Online Screening And Live Chat To Explore Nonviolent Action Through The Arts
Violence appears to be the dominant method of trying to impose change to our ideologies or culture. (The stream of mass shootings like the tragedy in Orlando seems to be proof). But what if a better, more effective means for change that doesn’t require bloodshed and devastation can be employed?
Artistry is often a more revolutionary weapon against violence. We’ll explore that hypothesis through the topic Nonviolent Action in Practice Through Music and Art through a first ever online screening and live chat in partnership with Ovee that will take place Thursday, June 23 at 4 p.m. ET.
Register now ahead of time to take part in the discussion here.
Take part in the discussion and screening on the day of here.

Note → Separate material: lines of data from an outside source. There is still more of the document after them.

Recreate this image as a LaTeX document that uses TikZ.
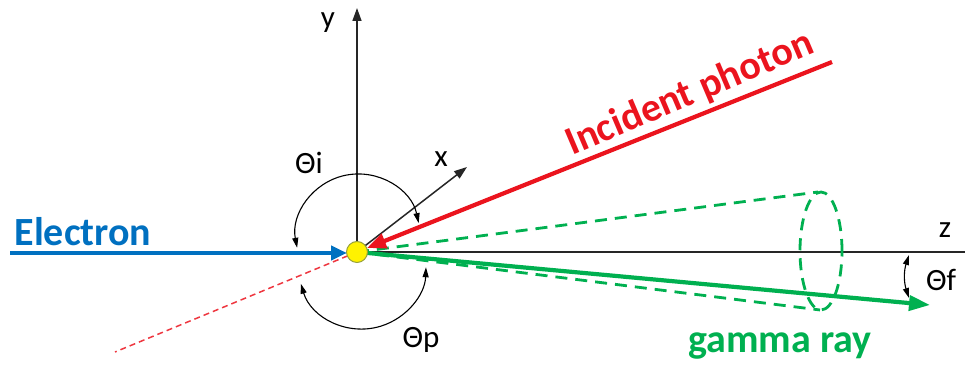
\documentclass[tikz,border=0pt]{standalone}
\usepackage{fontspec}
\setmainfont{Carlito}
\usetikzlibrary{arrows.meta}
\definecolor{eblue}{RGB}{0,112,192}
\definecolor{pred}{RGB}{235,20,30}
\definecolor{ggreen}{RGB}{0,176,80}
\definecolor{ballrim}{RGB}{150,160,60}
\tikzset{
  axis/.style={line width=1.5pt, black!85},
  anglearc/.style={line width=1.1pt, black, {Triangle[length=10pt,width=6pt]}-{Triangle[length=10pt,width=6pt]}},
  lbl/.style={font=\fontsize{31}{34}\selectfont, inner sep=0pt},
  biglbl/.style={font=\fontsize{40}{44}\selectfont\bfseries, inner sep=0pt},
  beam/.style={line width=4.2pt},
  cone/.style={ggreen, line width=2.8pt, dash pattern=on 12pt off 8pt}
}
\begin{document}
\begin{tikzpicture}[x=1pt,y=1pt]
\useasboundingbox (0,0) rectangle (967,366);
\coordinate (O) at (357,114);
\coordinate (ytop) at (357,358);
\coordinate (xtip) at (467,199);
\coordinate (zend) at (965,114);
\coordinate (estart) at (10,113);
\coordinate (pstart) at (832,304);
\coordinate (dashend) at (115,14);
\coordinate (ctop) at (818,174);
\coordinate (cbot) at (820,56);
\coordinate (gtip) at (930,61);
\coordinate (fa) at (909,111);
\coordinate (fb) at (909,68);
% axes
\draw[axis] (O) -- (zend);
\draw[axis, -{Triangle[length=13pt,width=9pt]}] (O) -- (ytop);
\draw[axis, -{Triangle[length=13pt,width=9pt]}] (O) -- (xtip);
% red dashed continuation
\draw[pred!85, line width=1.5pt, dash pattern=on 6pt off 4pt] (O) -- (dashend);
% cone
\draw[cone] (O) -- (ctop);
\draw[cone] (O) -- (cbot);
\draw[cone] (821,115) ellipse[x radius=21, y radius=59];
% beams
\draw[beam, eblue, -{Triangle[length=16pt,width=14pt]}] (estart) -- (347,113);
\draw[beam, pred, -{Triangle[length=19pt,width=15pt]}] (pstart) -- (367,118);
\draw[beam, ggreen, -{Triangle[length=21pt,width=15pt]}] (O) -- (gtip);
% ball
\node[circle, fill=yellow, draw=ballrim, line width=1pt, minimum size=21pt, inner sep=0pt] (ball) at (O) {};
% angle arcs
\draw[anglearc] (358,130) ++(12:62) arc[start angle=12, end angle=191, radius=62];
\draw[anglearc] (362,101) ++(197:64) arc[start angle=197, end angle=358, radius=64];
\draw[anglearc] (fa) to[bend right=18] (fb);
% labels
\node[lbl] (ly) at (328,343) {y};
\node[lbl] (lx) at (441,207) {x};
\node[lbl] (lz) at (945,136) {z};
\node[lbl] (ti) at (309,203) {Θi};
\node[lbl] (tp) at (421,26) {Θp};
\node[lbl] (tf) at (941,86) {Θf};
\node[biglbl, text=eblue] (lel) at (83,134) {Electron};
\node[biglbl, text=pred, rotate=23] (lph) at (690,272) {Incident photon};
\node[biglbl, text=ggreen] (lg) at (780,20) {gamma ray};
\end{tikzpicture}
\end{document}
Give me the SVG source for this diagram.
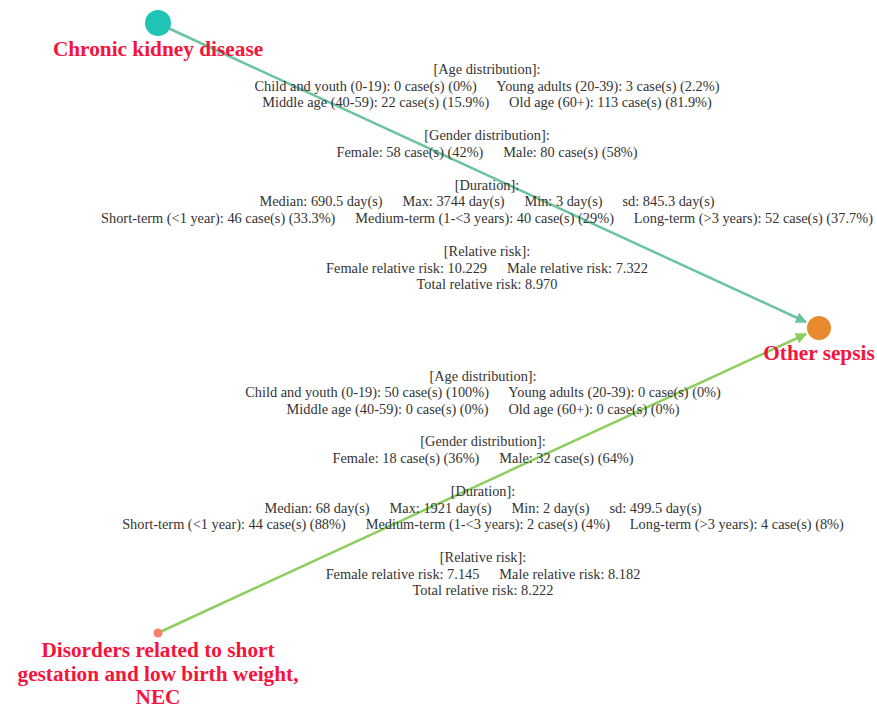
<svg xmlns="http://www.w3.org/2000/svg" width="877" height="708" viewBox="0 0 877 708">
<style>
.info{font-family:"Liberation Serif","Times New Roman",serif;font-size:14.35px;fill:#333;text-anchor:middle;white-space:pre}
.lbl{font-family:"Liberation Serif","Times New Roman",serif;font-size:21.3px;font-weight:bold;fill:#f5143c;text-anchor:middle}
.edge{fill:none;stroke-width:2.5}
</style>
<defs>
<marker id="arrT" viewBox="0 0 10 10" refX="9" refY="5" markerWidth="4.5" markerHeight="4.5" orient="auto" markerUnits="strokeWidth"><path d="M0,0 L10,5 L0,10 z" fill="#6cc3a0"/></marker>
<marker id="arrG" viewBox="0 0 10 10" refX="9" refY="5" markerWidth="4.5" markerHeight="4.5" orient="auto" markerUnits="strokeWidth"><path d="M0,0 L10,5 L0,10 z" fill="#8ccf5f"/></marker>
</defs>
<rect width="877" height="708" fill="#fff"/>
<g id="connectors">
<line class="edge" x1="168" y1="28" x2="806" y2="322" stroke="#6cc3a0" marker-end="url(#arrT)"/>
<line class="edge" x1="160" y1="632" x2="806" y2="334" stroke="#8ccf5f" marker-end="url(#arrG)"/>
</g>
<g id="info-top" xml:space="preserve">
<text class="info" x="487" y="74">[Age distribution]:</text>
<text class="info" x="487" y="91">Child and youth (0-19): 0 case(s) (0%)     <tspan dx="2">Young adults (20-39): 3 case(s) (2.2%)</tspan></text>
<text class="info" x="487" y="107">Middle age (40-59): 22 case(s) (15.9%)     <tspan dx="2">Old age (60+): 113 case(s) (81.9%)</tspan></text>
<text class="info" x="487" y="140">[Gender distribution]:</text>
<text class="info" x="487" y="157">Female: 58 case(s) (42%)     <tspan dx="2">Male: 80 case(s) (58%)</tspan></text>
<text class="info" x="487" y="190">[Duration]:</text>
<text class="info" x="487" y="206">Median: 690.5 day(s)     <tspan dx="2">Max: 3744 day(s)     </tspan><tspan dx="2">Min: 3 day(s)     </tspan><tspan dx="2">sd: 845.3 day(s)</tspan></text>
<text class="info" x="487" y="223">Short-term (&lt;1 year): 46 case(s) (33.3%)     <tspan dx="2">Medium-term (1-&lt;3 years): 40 case(s) (29%)     </tspan><tspan dx="2">Long-term (&gt;3 years): 52 case(s) (37.7%)</tspan></text>
<text class="info" x="487" y="256">[Relative risk]:</text>
<text class="info" x="487" y="273">Female relative risk: 10.229     <tspan dx="2">Male relative risk: 7.322</tspan></text>
<text class="info" x="487" y="289">Total relative risk: 8.970</text>
</g>
<g id="info-bottom" xml:space="preserve">
<text class="info" x="483" y="381">[Age distribution]:</text>
<text class="info" x="483" y="397">Child and youth (0-19): 50 case(s) (100%)     <tspan dx="2">Young adults (20-39): 0 case(s) (0%)</tspan></text>
<text class="info" x="483" y="414">Middle age (40-59): 0 case(s) (0%)     <tspan dx="2">Old age (60+): 0 case(s) (0%)</tspan></text>
<text class="info" x="483" y="446">[Gender distribution]:</text>
<text class="info" x="483" y="463">Female: 18 case(s) (36%)     <tspan dx="2">Male: 32 case(s) (64%)</tspan></text>
<text class="info" x="483" y="496">[Duration]:</text>
<text class="info" x="483" y="513">Median: 68 day(s)     <tspan dx="2">Max: 1921 day(s)     </tspan><tspan dx="2">Min: 2 day(s)     </tspan><tspan dx="2">sd: 499.5 day(s)</tspan></text>
<text class="info" x="483" y="529">Short-term (&lt;1 year): 44 case(s) (88%)     <tspan dx="2">Medium-term (1-&lt;3 years): 2 case(s) (4%)     </tspan><tspan dx="2">Long-term (&gt;3 years): 4 case(s) (8%)</tspan></text>
<text class="info" x="483" y="562">[Relative risk]:</text>
<text class="info" x="483" y="579">Female relative risk: 7.145     <tspan dx="2">Male relative risk: 8.182</tspan></text>
<text class="info" x="483" y="595">Total relative risk: 8.222</text>
</g>
<g id="node-ckd">
<circle cx="158" cy="23" r="13" fill="#1fc4b4"/>
<text class="lbl" x="158" y="56">Chronic kidney disease</text>
</g>
<g id="node-sepsis">
<circle cx="819" cy="328" r="12" fill="#ea8a30"/>
<text class="lbl" x="819" y="360">Other sepsis</text>
</g>
<g id="node-disorders">
<circle cx="158" cy="633" r="4.5" fill="#f58070"/>
<text class="lbl" x="158" y="657">Disorders related to short</text>
<text class="lbl" x="158" y="681">gestation and low birth weight,</text>
<text class="lbl" x="158" y="704">NEC</text>
</g>
</svg>
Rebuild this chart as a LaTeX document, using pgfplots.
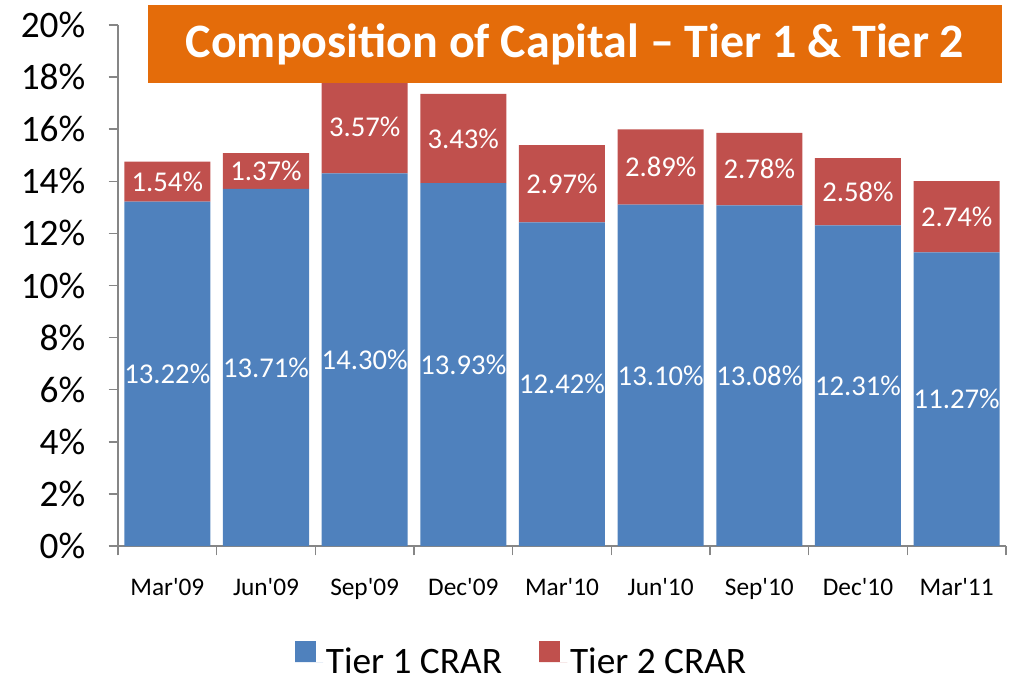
\documentclass[border=0pt]{standalone}
\usepackage{fontspec}
\setmainfont{Carlito}
\usepackage{pgfplots}
\usepackage{pgfplotstable}
\pgfplotsset{compat=1.18}
\definecolor{TierOne}{HTML}{4F81BD}
\definecolor{TierTwo}{HTML}{C0504D}
\definecolor{TitleOrange}{HTML}{E46C0A}
\definecolor{AxisGray}{HTML}{868686}

% quarter, Tier 1 CRAR, Tier 2 CRAR (in %)
\pgfplotstableread{
x t1 t2
0 13.22 1.54
1 13.71 1.37
2 14.30 3.57
3 13.93 3.43
4 12.42 2.97
5 13.10 2.89
6 13.08 2.78
7 12.31 2.58
8 11.27 2.74
}\capdata

\newcommand{\q}{\textquotesingle}

\begin{document}
\begin{tikzpicture}
\begin{axis}[
  at={(0,0)}, anchor=south west,
  scale only axis, width=666pt, height=390.75pt,
  ybar stacked, bar width=64.5pt,
  xmin=-0.5, xmax=8.5, ymin=0, ymax=20,
  axis x line*=bottom, axis y line*=left,
  axis line style={draw=AxisGray, line width=1.1pt},
  tick align=outside, major tick length=7pt,
  tick style={draw=AxisGray, line width=1.1pt},
  xtick={-0.5,0.5,...,8.5},
  xticklabels={Mar\q09,Jun\q09,Sep\q09,Dec\q09,Mar\q10,Jun\q10,Sep\q10,Dec\q10,Mar\q11,{}},
  xticklabel style={font=\fontsize{19}{22}\selectfont, anchor=base, xshift=37pt, yshift=-30pt},
  ytick={0,2,...,20},
  yticklabel={\pgfmathprintnumber{\tick}\%},
  yticklabel style={font=\fontsize{28}{32}\selectfont, xshift=-14pt},
  /pgf/number format/assume math mode=true,
  point meta=explicit,
  nodes near coords={\pgfmathprintnumber[fixed,fixed zerofill,precision=2]{\pgfplotspointmeta}\%},
  nodes near coords style={text=white, font=\fontsize{21.5}{24}\selectfont, anchor=center},
  legend style={at={(0.455,-0.216)}, anchor=center, draw=none, fill=none,
    legend columns=2, font=\fontsize{28}{32}\selectfont,
    nodes={inner ysep=0pt},
    /tikz/every even column/.append style={column sep=26pt}},
  legend image code/.code={\fill[#1] (0pt,0pt) rectangle (15.75pt,15.75pt);
    \path (0pt,0pt) -- (21pt,0pt);},
]
\addplot[fill=TierOne, draw=none] table[x=x, y=t1, meta=t1] {\capdata};
\addplot[fill=TierTwo, draw=none] table[x=x, y=t2, meta=t2] {\capdata};
\legend{Tier 1 CRAR, Tier 2 CRAR}
\end{axis}
\node[fill=TitleOrange, text=white, font=\bfseries\fontsize{36}{40}\selectfont,
  minimum width=640.5pt, minimum height=58.5pt, inner sep=0pt] at (342.75pt,376.5pt)
  {Composition of Capital – Tier 1 \& Tier 2};
\pgfresetboundingbox
\useasboundingbox (-88.5pt,-96.75pt) rectangle (669pt,409.5pt);
\end{tikzpicture}
\end{document}
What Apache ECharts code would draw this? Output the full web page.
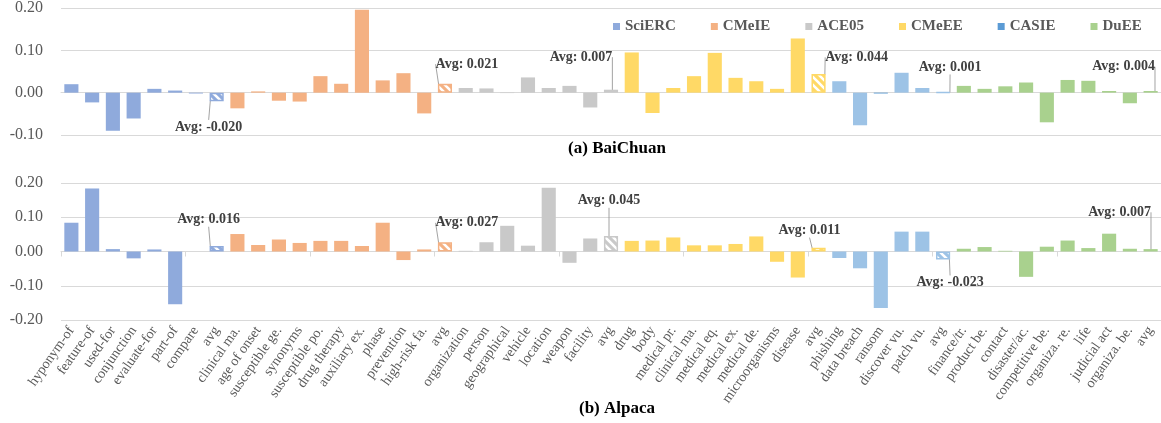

The screening will begin with a TED Talk by world-renowned peace activist, Jamila Raqib who also serves as the Executive Director of the Albert Einstein Institution in Massachusetts, which promotes the study and strategic use of nonviolent action around the globe.
In the TED Talk, Raqib explains how effective nonviolent resistance if partnered together with a larger strategy can identify and cut off the resources needed to disrupt functions of corrupt government organizations like as ISIS.
“We're not going to end war by telling people that violence is morally wrong. Instead, we must offer them a tool that's at least as powerful and as effective as violence,” Raqib mentions in her talk.
Following the online screening, there will be a online live panel discussion with Raqib, Daryn Cambridge, the Senior Program Officer at the Academy for International Conflict Management and Peacebuilding at the United States Institute of Peace and Dr. Maria J. Stephan, the Senior Policy Fellow at the United States Institute of Peace. All will discuss creative ways in which music and art can be used as methods of nonviolent action.
This online event will also include a screening of the Timothy O’Keefe film Music of Resistance: Conversations in the Middle East.